Роман литературный, книжный, читательский – поэтому с радостью встречаешь литературные, книжные, читательские совпадения.
p. 38
Car le vrai lecteur souffre de ne pouvoir exprimer activement ses sentiments au héros du livre. Les lettres à l’auteur ou à l’éditeur sont un succédané primitif. Le vrai lecteur voudrait que le héros du livre sente sa sympathie ou son antipathie, il voudarait parfois lui suggéerr quelque chose, l’aider l’empêcher de commettre une erreur irréparable. Et simplement, enfin, lui dire : c’est moi, je te lis, je ne suis pas n’importe quoi.
Воспоминания об общем историческом прошлом. Глядя на свой рабочий компьютер, переводчик вспоминает, как оно было раньше и могло бы продолжаться поныне:
p. 166
Et parfois, je pense : et si l’histoire de notre pays, en 1991, n’avait pas quitté l’ornière qu’elle suivait ? Si c’étaient toujours les communistes qui nous dirigeaient, est-ce que quelque chose aurait changé dans le domaine d’édition ? C’est peu probable. On aurait donné à l’imprimerie un manuscrit, recopié au mieux sur une machine électrique Optima par une dactylo des éditions, avec des remarques à la main du correcteur, là-bas, chez l’imprimeur, on l’aurait composé sur une Linotype et on nous aurait renvoyé des placards sentant l’encre… Non, ces messieurs les camarades ne nous auraient jamais laissé accéder à la technique moderne. Ou plutôt, peut-être qu’on l’aurait admise pour les maisons d’édition en triplant ou en quadruplant le contrôle sévère qu’on leur faisait subir, mais pour nous, les travailleurs à domicile, certainement pas ! Et si je me mettais soudain à sortir des tracts sur mon imprimantes ! …
Нельзя, правда, сказать, что в этой части наши воспоминания полностью совпадают – тут в первую очередь сказывается разница между столицей и провинцией.
Я начала работать в издательстве в 1985 году и вполне застала тот традиционный путь прохождения рукописи, о котором он пишет. Но типография наша уже почти полностью перешла на фотонабор.
И компьютеризация редакционной деятельности не заставила себя ждать. Я точно не скажу, когда именно нам установили первые компьютеры, но думаю, что это было в году 1987-1988. Во всяком случае я научилась и начала работать на компьютере именно тогда, на работе, успела пополучать надбавку к зарплате «за компьютер» и походить поподрабатывать в «Новое время» вносить компьютерную правку, потому что они тоже были в самом начале компьютеризации, и заменить ушедшую в отпуск сотрудницу никто из "своих" не мог - введению компьютеров многие сотрудники издательств сопротивлялись. А в 1991 году я уже в издательстве не работала – именно потому что пришли другие времена, и все, кто мог, переходили на более или менее вольные хлеба. К тому же чувствовалось, что издательству в его тамошнем виде скоро конец, так оно и произошло, иностранные редакции разогнали, издательство переключилось на выпуск книг на русском (до этого русские книжки были каплей в море), а бывшие коллеги и знакомые создавали «Вагриус».

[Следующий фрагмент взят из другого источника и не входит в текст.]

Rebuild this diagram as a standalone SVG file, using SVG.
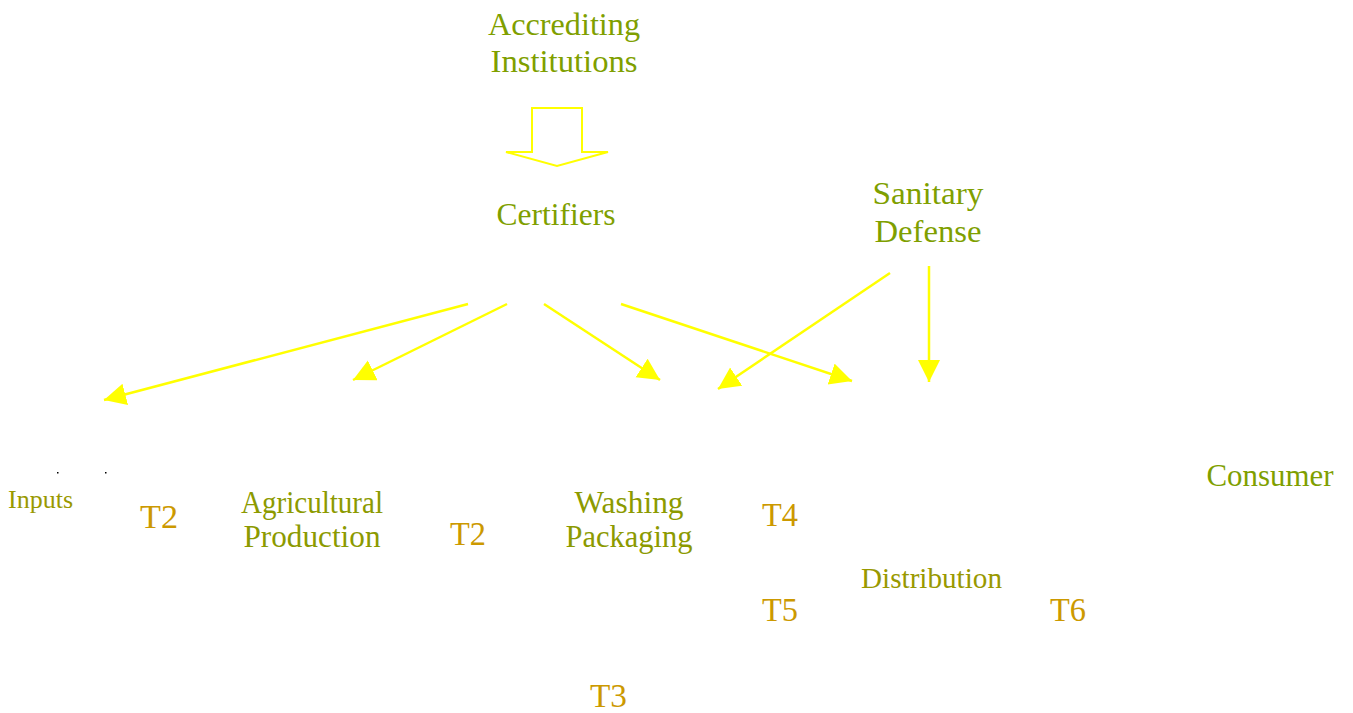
<svg xmlns="http://www.w3.org/2000/svg" width="1353" height="713" viewBox="0 0 1353 713">
<style>
text{font-family:"Liberation Serif","Times New Roman",serif;}
.g{fill:#7f9f00;font-size:32px;text-anchor:middle;}
.o{fill:#8c9a00;font-size:31px;text-anchor:middle;}
.s{fill:#999900;}
.t{fill:#cc9900;font-size:33px;}
.c{stroke:#ffff00;stroke-width:2.5;fill:none;marker-end:url(#ah);}
</style>
<defs>
<marker id="ah" markerUnits="userSpaceOnUse" markerWidth="24" markerHeight="24" refX="22" refY="11" orient="auto" viewBox="0 0 24 24">
<path d="M0,0 L22,11 L0,22 Z" fill="#ffff00"/>
</marker>
</defs>
<rect width="1353" height="713" fill="#ffffff"/>
<g id="accrediting">
<text class="g" x="564" y="35" textLength="152" lengthAdjust="spacingAndGlyphs">Accrediting</text>
<text class="g" x="564" y="72" textLength="147" lengthAdjust="spacingAndGlyphs">Institutions</text>
</g>
<g id="certifiers"><text class="g" x="556" y="225" textLength="119" lengthAdjust="spacingAndGlyphs">Certifiers</text></g>
<g id="sanitary">
<text class="g" x="928" y="204" textLength="111" lengthAdjust="spacingAndGlyphs">Sanitary</text>
<text class="g" x="928" y="242" textLength="107" lengthAdjust="spacingAndGlyphs">Defense</text>
</g>
<g id="consumer"><text class="g" x="1270" y="486" textLength="127" lengthAdjust="spacingAndGlyphs">Consumer</text></g>
<g id="inputs">
<rect x="57" y="472" width="1.5" height="1.5" fill="#000"/>
<rect x="105" y="472" width="1.5" height="1.5" fill="#000"/>
<text class="s" x="8" y="508" font-size="26" textLength="65" lengthAdjust="spacingAndGlyphs">Inputs</text>
</g>
<g id="agricultural">
<text class="o" x="312" y="513" textLength="142" lengthAdjust="spacingAndGlyphs">Agricultural</text>
<text class="o" x="312" y="547" textLength="137" lengthAdjust="spacingAndGlyphs">Production</text>
</g>
<g id="washing">
<text class="o" x="629" y="513" textLength="109" lengthAdjust="spacingAndGlyphs">Washing</text>
<text class="o" x="629" y="547" textLength="127" lengthAdjust="spacingAndGlyphs">Packaging</text>
</g>
<g id="distribution"><text class="s" x="861" y="588" font-size="29" textLength="141" lengthAdjust="spacingAndGlyphs">Distribution</text></g>
<g id="labels">
<text class="t" x="140" y="528" textLength="38" lengthAdjust="spacingAndGlyphs">T2</text>
<text class="t" x="450" y="545" textLength="36" lengthAdjust="spacingAndGlyphs">T2</text>
<text class="t" x="762" y="526" textLength="36" lengthAdjust="spacingAndGlyphs">T4</text>
<text class="t" x="762" y="621" textLength="36" lengthAdjust="spacingAndGlyphs">T5</text>
<text class="t" x="1050" y="621" textLength="36" lengthAdjust="spacingAndGlyphs">T6</text>
<text class="t" x="590" y="707" textLength="37" lengthAdjust="spacingAndGlyphs">T3</text>
</g>
<g id="connectors">
<polygon points="532,108 582,108 582,152 608,152 557,166 506,152 532,152" fill="none" stroke="#ffff00" stroke-width="2"/>
<line class="c" x1="468" y1="304" x2="104" y2="400"/>
<line class="c" x1="507" y1="304" x2="353" y2="380"/>
<line class="c" x1="544" y1="304" x2="660" y2="380"/>
<line class="c" x1="621" y1="304" x2="852" y2="381"/>
<line class="c" x1="890" y1="273" x2="718" y2="389"/>
<line class="c" x1="929" y1="266" x2="929" y2="382"/>
</g>
</svg>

Но я вполне отдаю себе отчёт, что наше издательство, будучи «идеологическим», находилось в привилегированном положении, и что даже по Москве далеко не везде была такая ситуация, что говорить о провинции.
Прошу извинить за пространный уход в сторону.
А вот ещё очень приятное совпадение! Когда-то я придумала, что должен быть такой «книжный ангел», нашла его портрет, он даже здесь в ЖЖ появлялся:
А у Исхакова – BSL, le Bon Seigneur des Lecteurs.
Заключаю. Это очень любопытный роман, нельзя оставить его незамеченным. Но всё же, хоть и назвала я его "улипийским", форма в нём выходит на первый план, заслоняя содержание. Интерес к сюжету теряешь, только ждёшь - что там он ещё запутает или распутает. Но знакомство с автором всё же доставило мне удовольствие.